Mal masqué à l'Ehpad

Érasistrate découvrant la cause de la maladie d’Antiochius - J-L David - 1774 - ENSBA

     Après avoir imposé bien inutilement le port du masque pour une apparence de bal masqué des non-vaccinés contre la grippe, la direction de l’établissement où je me rends quasiment chaque vendredi vient d’en interdire l’accès aux visiteurs pour cause d’épidémie au coronavirus. Ces mesures, sans doute nécessaires afin d'éviter aux personnes âgées une contamination apportée de l’extérieur, sont en contradiction avec une partie non négligeable du personnel désigné à la vindicte par le port d’un masque non adapté que je suggérais en préambule ne pas servir à grand-chose. Pour plusieurs raisons. Tout d’abord le virus étant infiniment petit (de l'ordre de 10 à 400 nm) passe au travers les mailles. Ensuite, mal positionné qu’il est, manipulé intempestivement ou glissé sous le menton, il devient illusoire pour la personne en face de celui ou celle qui le porte. La seule protection contre la grippe et sa dissémination étant le vaccin. Controversé par ces irréductibles avec qui je bavardais, l'une d'entre elle m’affirma qu'elle croyait plus en ses défenses immunitaires pour tuer le virus, et une autre, plus catégorique, qu'elle était contre les vaccins. J'ai bien senti, dans la façon qu'elles eurent de répondre à mes questions maladroites, une certaine animosité à mon égard, du type : « de quoi je me mêle ! » Surtout que la société fait tout un remue-ménage pour un virus inconnu contre lequel n’existe aucune thérapeutique et que même sans vaccin on arrivera bien à s’en débarrasser. Alors, un de plus ou de moins, nos défenses naturelles sauront bien les vaincre, tous autant qu’ils sont.
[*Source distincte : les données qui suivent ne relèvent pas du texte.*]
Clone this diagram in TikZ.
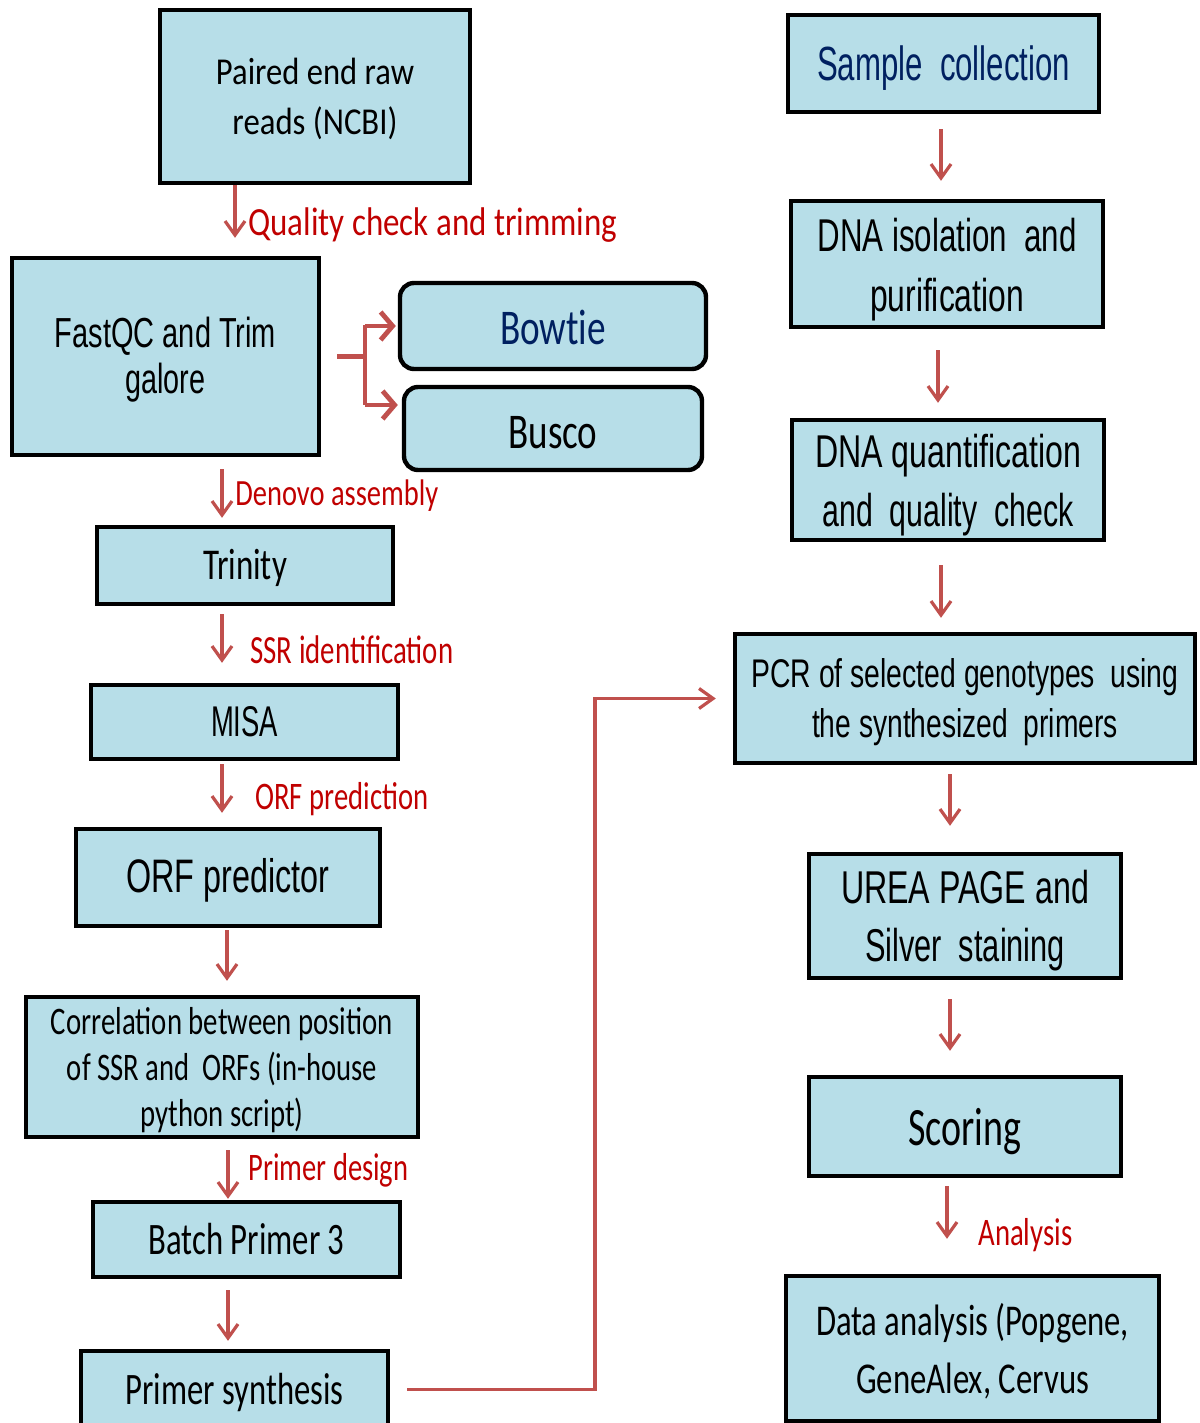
\documentclass[tikz,border=0pt]{standalone}
\usepackage{fontspec}
\setmainfont{Carlito}
\newfontfamily\arialf{Liberation Sans}
\usetikzlibrary{arrows.meta}
\definecolor{boxblue}{HTML}{B7DEE8}
\definecolor{arrred}{HTML}{C0504D}
\definecolor{labred}{HTML}{C00000}
\definecolor{navytxt}{HTML}{002060}
\newcommand\fw[2]{\resizebox{#1}{\height}{#2}}
\tikzset{
  box/.style={draw=black, line width=2.2pt, fill=boxblue, inner sep=0pt},
  rbox/.style={box, rounded corners=7pt},
  tx/.style={inner sep=0pt, align=center, text=black},
  lab/.style={text=labred, anchor=base west, inner sep=0pt},
  arr/.style={draw=arrred, line width=1.6pt, -{Straight Barb[length=7pt,width=10pt,line width=1.6pt]}},
  brl/.style={draw=arrred, line width=2.4pt},
  brarr/.style={brl, -{Straight Barb[length=6pt,width=14pt,line width=2.4pt]}}
}
\begin{document}
\begin{tikzpicture}[x=0.5pt,y=-0.5pt]
\fill[white] (0,0) rectangle (1199,1423);
\useasboundingbox (0,0) rectangle (1199,1423);

% ---------- left column boxes ----------
\node[box, minimum width=155pt, minimum height=86.5pt] (raw) at (315,96.5) {};
\node[tx, font=\fontsize{19}{25}\selectfont] (rawt) at ([yshift=-1pt]raw.center)
  {\fw{99pt}{Paired end raw}\\\fw{82.5pt}{reads (NCBI)}};

\node[box, minimum width=153.5pt, minimum height=98.5pt] (fastqc) at (165.5,356.5) {};
\node[tx, font=\arialf\fontsize{21}{23}\selectfont] (fastqct) at ([yshift=-1.5pt]fastqc.center)
  {\fw{110.5pt}{FastQC and Trim}\\\fw{40pt}{galore}};

\node[rbox, minimum width=153pt, minimum height=43pt] (bowtie) at (553,326) {};
\node[tx, font=\fontsize{25}{27}\selectfont, text=navytxt] (bowtiet) at ([yshift=-0.5pt]bowtie.center)
  {\fw{53pt}{Bowt\kern0pt ie}};

\node[rbox, minimum width=149pt, minimum height=41.5pt] (busco) at (553,428.5) {};
\node[tx, font=\fontsize{25}{27}\selectfont] (buscot) at ([yshift=-2pt]busco.center)
  {\fw{44.5pt}{Busco}};

\node[box, minimum width=148pt, minimum height=38.5pt] (trinity) at (245,565.5) {};
\node[tx, font=\fontsize{22}{24}\selectfont] (trinityt) at ([yshift=-1pt]trinity.center)
  {\fw{42pt}{Trinity}};

\node[box, minimum width=153.5pt, minimum height=37pt] (misa) at (244.5,722) {};
\node[tx, font=\arialf\fontsize{21.5}{23}\selectfont] (misat) at (misa.center)
  {\fw{33.5pt}{MISA}};

\node[box, minimum width=152pt, minimum height=48.5pt] (orfp) at (228,877.5) {};
\node[tx, font=\arialf\fontsize{23.5}{25}\selectfont] (orfpt) at ([yshift=-1.5pt]orfp.center)
  {\fw{101.5pt}{ORF predictor}};

\node[box, minimum width=196pt, minimum height=70pt] (corr) at (222,1067) {};
\node[tx, font=\fontsize{19.5}{23}\selectfont] (corrt) at ([yshift=-1.5pt]corr.center)
  {\fw{171pt}{Correlation between position}\\\fw{155pt}{of SSR and\ \ ORFs (in-house}\\\fw{81.5pt}{python script)}};

\node[box, minimum width=153.5pt, minimum height=37.5pt] (batch) at (246.5,1239.5) {};
\node[tx, font=\fontsize{22.5}{24}\selectfont] (batcht) at (batch.center)
  {\fw{98pt}{Batch Primer 3}};

\node[box, minimum width=153.5pt, minimum height=38.5pt] (synth) at (234.5,1389.5) {};
\node[tx, font=\fontsize{22.5}{24}\selectfont] (syntht) at ([yshift=-1.5pt]synth.center)
  {\fw{109pt}{Primer synthesis}};

% ---------- right column boxes ----------
\node[box, minimum width=155.5pt, minimum height=48.5pt] (sample) at (943.5,63.5) {};
\node[tx, font=\arialf\fontsize{24}{26}\selectfont, text=navytxt] (samplet) at ([yshift=-2.5pt]sample.center)
  {\fw{126.5pt}{Sample\ \ collection}};

\node[box, minimum width=156pt, minimum height=63pt] (iso) at (947,264) {};
\node[tx, font=\arialf\fontsize{23}{30}\selectfont] (isot) at ([yshift=-3pt]iso.center)
  {\fw{129.5pt}{DNA isolation\ \ and}\\\fw{77pt}{purification}};

\node[box, minimum width=156pt, minimum height=60pt] (quant) at (948,480) {};
\node[tx, font=\arialf\fontsize{23}{29.5}\selectfont] (quantt) at ([yshift=-2.5pt]quant.center)
  {\fw{133pt}{DNA quantification}\\\fw{125.5pt}{and\ \ quality\ \ check}};

\node[box, minimum width=230pt, minimum height=64.5pt] (pcr) at (965,698.5) {};
\node[tx, font=\arialf\fontsize{20}{25}\selectfont] (pcrt) at ([yshift=-2pt]pcr.center)
  {\fw{213.5pt}{PCR of selected genotypes\ \ using}\\\fw{153pt}{the synthesized\ \ primers}};

\node[box, minimum width=156pt, minimum height=62pt] (urea) at (965,916) {};
\node[tx, font=\arialf\fontsize{23}{29}\selectfont] (ureat) at ([yshift=-2.5pt]urea.center)
  {\fw{124pt}{UREA PAGE and}\\\fw{100pt}{Silver\ \ staining}};

\node[box, minimum width=156pt, minimum height=49.5pt] (scoring) at (965,1126.5) {};
\node[tx, font=\fontsize{27}{29}\selectfont] (scoringt) at ([yshift=-2.5pt]scoring.center)
  {\fw{56.5pt}{Scoring}};

\node[box, minimum width=186.5pt, minimum height=72.5pt] (data) at (972.5,1348.5) {};
\node[tx, font=\fontsize{22}{29}\selectfont] (datat) at ([yshift=-1.5pt]data.center)
  {\fw{156.5pt}{Data analysis (Popgene,}\\\fw{116.5pt}{GeneAlex, Cervus}};

% ---------- labels ----------
\node[lab, font=\fontsize{20}{22}\selectfont] (l1) at (248,235) {\fw{184.5pt}{Quality check and trimming}};
\node[lab, font=\fontsize{18.5}{20}\selectfont] (l2) at (235,505) {\fw{101.5pt}{Denovo assembly}};
\node[lab, font=\fontsize{20}{22}\selectfont] (l3) at (250,663) {\fw{101.5pt}{SSR identification}};
\node[lab, font=\fontsize{19.5}{22}\selectfont] (l4) at (255,809) {\fw{86.5pt}{ORF prediction}};
\node[lab, font=\fontsize{19.5}{22}\selectfont] (l5) at (248,1180) {\fw{80pt}{Primer design}};
\node[lab, font=\fontsize{19.5}{22}\selectfont] (l6) at (978,1245) {\fw{47pt}{Analysis}};

% ---------- left arrows ----------
\draw[arr, shorten >=9pt] (raw.south -| 235,0) -- (fastqc.north -| 235,0);
\draw[arr, shorten <=6pt, shorten >=3.5pt] (fastqc.south -| 222,0) -- (trinity.north -| 222,0);
\draw[arr, shorten <=4pt, shorten >=10pt] (trinity.south -| 222,0) -- (misa.north -| 222,0);
\draw[arr, shorten <=1.5pt, shorten >=7pt] (misa.south -| 222,0) -- (orfp.north -| 222,0);
\draw[arr, shorten <=1pt, shorten >=7pt] (orfp.south -| 227,0) -- (corr.north -| 227,0);
\draw[arr, shorten <=5.5pt, shorten >=0.5pt] (corr.south -| 228,0) -- (batch.north -| 228,0);
\draw[arr, shorten <=5.5pt, shorten >=4pt] (batch.south -| 228,0) -- (synth.north -| 228,0);

% ---------- branch to Bowtie / Busco ----------
\coordinate (br) at (365,356.5);
\draw[brl, shorten <=8pt] (fastqc.east) -- (br);
\draw[brl] (br |- 0,325) -- (br |- 0,405);
\draw[brarr, shorten >=1pt] (br |- bowtie.west) -- (bowtie.west);
\draw[brarr, shorten >=2pt] (br |- 0,405) -- (busco.west |- 0,405);

% ---------- connector to PCR ----------
\coordinate (corner) at (595,698.5);
\draw[arr, shorten <=8.5pt, shorten >=8.5pt] (synth.east) -| (corner) -- (pcr.west);

% ---------- right arrows ----------
\draw[arr, shorten <=7.5pt, shorten >=9pt] (sample.south -| 941,0) -- (iso.north -| 941,0);
\draw[arr, shorten <=10.5pt, shorten >=7.5pt] (iso.south -| 938,0) -- (quant.north -| 938,0);
\draw[arr, shorten <=11.5pt, shorten >=7pt] (quant.south -| 941,0) -- (pcr.north -| 941,0);
\draw[arr, shorten <=4.5pt, shorten >=13pt] (pcr.south -| 950,0) -- (urea.north -| 950,0);
\draw[arr, shorten <=9.5pt, shorten >=12pt] (urea.south -| 950,0) -- (scoring.north -| 950,0);
\draw[arr, shorten <=4pt, shorten >=17.5pt] (scoring.south -| 947,0) -- (data.north -| 947,0);
\end{tikzpicture}
\end{document}
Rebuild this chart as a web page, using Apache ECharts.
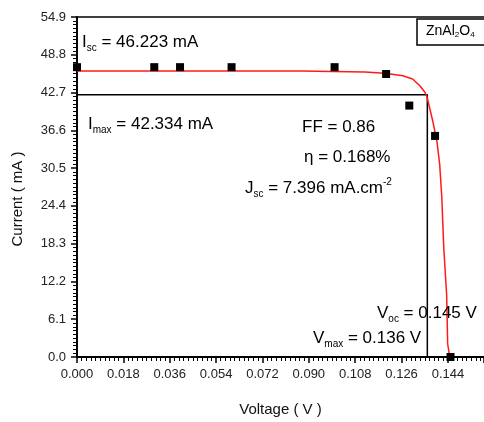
<!DOCTYPE html>
<html>
<head>
<meta charset="utf-8">
<script src="https://cdn.jsdelivr.net/npm/echarts@6/dist/echarts.min.js"></script>
<style>
  html, body { margin: 0; padding: 0; background: #fff; }
  #chart { width: 484px; height: 422px; }
</style>
</head>
<body>
<div id="chart"></div>
<script>
// measured I-V points (black squares)
const measV = [0.000, 0.030, 0.040, 0.060, 0.100, 0.120, 0.129, 0.139, 0.145];
const measI = [46.8, 46.8, 46.8, 46.8, 46.8, 45.7, 40.6, 35.7, 0.0];
// fitted curve (red line)
const fitV = [0.000, 0.048, 0.087, 0.1117, 0.1195, 0.1265, 0.1303, 0.1331, 0.1350, 0.1358,
  0.1369, 0.1381, 0.1397, 0.1408, 0.1416, 0.1424, 0.1435, 0.1439, 0.1447];
const fitI = [46.2, 46.2, 46.2, 46.0, 45.8, 45.4, 44.9, 43.8, 42.8, 42.1,
  40.2, 38.1, 34.9, 31.1, 25.9, 17.5, 10.0, 2.1, 0.0];
// maximum power point
const vMax = 0.136;
const iMax = 42.334;
// axes (the plot is cut at the right edge of the picture)
const xMin = 0, xMax = 0.158, xStep = 0.018;
const yMin = 0, yMax = 54.9, yStep = 6.1;

const FONT = '"Liberation Sans", Arial, sans-serif';
const rich = {
  m: { fontSize: 17, fontFamily: FONT, color: '#111', lineHeight: 22 },
  s: { fontSize: 10, fontFamily: FONT, color: '#111', lineHeight: 4, verticalAlign: 'bottom' },
  p: { fontSize: 10, fontFamily: FONT, color: '#111', lineHeight: 10, verticalAlign: 'top' },
  a: { fontSize: 14, fontFamily: FONT, color: '#111', lineHeight: 16 },
  b: { fontSize: 8, fontFamily: FONT, color: '#111', lineHeight: 4, verticalAlign: 'bottom' }
};

function note(x, y, text) {
  return {
    type: 'text', x: x, y: y, z: 100,
    style: { text: text, rich: rich, align: 'left', verticalAlign: 'middle' }
  };
}

let myChart = echarts.init(document.getElementById('chart'));

const option = {
  animation: false,
  grid: { left: 77, top: 17, right: 0, bottom: 59 },
  xAxis: [
    {
      type: 'value', min: xMin, max: xMax, interval: xStep,
      name: 'Voltage ( V )', nameLocation: 'middle', nameGap: 45,
      nameTextStyle: { fontSize: 15, fontFamily: FONT, color: '#111' },
      axisLine: { show: true, onZero: false, lineStyle: { color: '#000', width: 2 } },
      axisTick: { show: true, length: 6, lineStyle: { color: '#000', width: 1.5 } },
      minorTick: { show: true, splitNumber: 10, length: 4, lineStyle: { color: '#000', width: 1 } },
      splitLine: { show: false },
      axisLabel: {
        margin: 11, fontSize: 13, fontFamily: FONT, color: '#222',
        showMaxLabel: false,
        formatter: v => v.toFixed(3)
      }
    },
    {
      // top frame line only
      type: 'value', position: 'top', min: xMin, max: xMax, interval: xStep,
      axisLine: { show: true, onZero: false, lineStyle: { color: '#000', width: 1.5 } },
      axisTick: { show: false }, axisLabel: { show: false }, splitLine: { show: false }
    }
  ],
  yAxis: {
    type: 'value', min: yMin, max: yMax, interval: yStep,
    axisLine: { show: true, onZero: false, lineStyle: { color: '#000', width: 2 } },
    axisTick: { show: true, length: 6, lineStyle: { color: '#000', width: 1.5 } },
    minorTick: { show: true, splitNumber: 10, length: 4, lineStyle: { color: '#000', width: 1 } },
    splitLine: { show: false },
    axisLabel: {
      margin: 11, fontSize: 13, fontFamily: FONT, color: '#222',
      formatter: v => v.toFixed(1)
    }
  },
  series: [
    {
      name: 'Pmax', type: 'line', symbol: 'none', silent: true,
      lineStyle: { color: '#000', width: 1.5 },
      data: [[xMin, iMax], [vMax, iMax], [vMax, yMin]],
      z: 1
    },
    {
      name: 'fit', type: 'line', symbol: 'none', silent: true,
      lineStyle: { color: '#ff1a1a', width: 1.5 },
      data: fitV.map((v, i) => [v, fitI[i]]),
      z: 2
    },
    {
      name: 'ZnAl2O4', type: 'scatter', symbol: 'rect', symbolSize: 8,
      itemStyle: { color: '#000', opacity: 1 },
      data: measV.map((v, i) => [v, measI[i]]),
      z: 3
    }
  ],
  graphic: [
    {
      type: 'text', x: 18, y: 199, rotation: Math.PI / 2,
      style: { text: 'Current ( mA )', font: '15px ' + FONT, fill: '#111', align: 'center', verticalAlign: 'middle' }
    },
    // sample label box, cut by the right edge like the original
    {
      type: 'rect', z: 90,
      shape: { x: 417, y: 19, width: 90, height: 26 },
      style: { fill: '#fff', stroke: '#000', lineWidth: 1.5 }
    },
    note(426, 31, '{a|ZnAl}{b|2}{a|O}{b|4}'),
    note(82, 42, '{m|I}{s|sc}{m| = 46.223 mA}'),
    note(88, 124, '{m|I}{s|max}{m| = 42.334 mA}'),
    note(302, 127, '{m|FF = 0.86}'),
    note(304, 157, '{m|η = 0.168%}'),
    note(245, 188, '{m|J}{s|sc}{m| = 7.396 mA.cm}{p|-2}'),
    note(377, 313, '{m|V}{s|oc}{m| = 0.145 V}'),
    note(313, 338, '{m|V}{s|max}{m| = 0.136 V}')
  ]
};

myChart.setOption(option);
</script>
</body>
</html>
     Et vous avez bien raison, les filles ! D’ailleurs je partageais la même conception que vous il y a encore peu. D’autant que j’émergeais d'une période où les vaccins se cantonnaient à quelques pathologies, la grippe n'étant pas encore inscrite dans le bataillon préventif. Eh, quoi ! pensais-je, la grippe je l'ai eue, et bien eue, puisque délirant dans un coma dont on m’a dit qu'il fut sévère aux alentours de mes trente ans. Je l'avais bien vaincu, ce fichu virus. Je devais donc être immunisé. Que nenni ! Les anticorps d’un virus passé n’agissant guère sur sa mutation future. Mais après tout, j’étais seul responsable de mes souffrances éventuelles, voire de mon décès, en refusant l’aide apportée à mes défenses immunitaires, puisque cette pathologie provoque, bon an, mal an, quelque 10 000 morts en France.
     Certes, en ce qui me concernait, il m’était loisible de l’admettre et ne pas me vacciner, mais qu'en était-il de ceux que je côtoyais ? En rien ils n’étaient responsables de mes éventuelles errances tactiles, projections salivaires, éternuements et autres possibles contacts contaminants. Et c’est en cela que la responsabilité incombe à chacun, soit de rester cloîtré si l’on refuse toute prévention, soit d’éviter par le vaccin, si tant faire se peut, toute contagion possible lorsqu’on approche quotidiennement des êtres fragiles en période épidémique. Il ne s'agit nullement d’aller contre le libre choix de chacune et chacun d'entre nous, mais convenir de la responsabilité que l'on prend et d'en accepter toutes les conséquences qui peuvent s'avérer dramatiques, tant pour soi que pour les autres. Pour soi en devenant l’accusé, tout d’abord de sa propre conscience, ensuite face à la victime, c’est-à-dire l’autre ou ses proches.
     Enfin, et pour conclure, la possibilité, quand bien même serait-elle faible, de transmettre le coronavirus étant déjà largement suffisante, celle d'en ajouter un second, alors qu'il est possible de l’éviter, participe de l’inconscience.
     Celle de la jeunesse et de sa certitude de vaincre. Seulement voilà, jeunesse rêve, vieillesse décompte, selon le proverbe.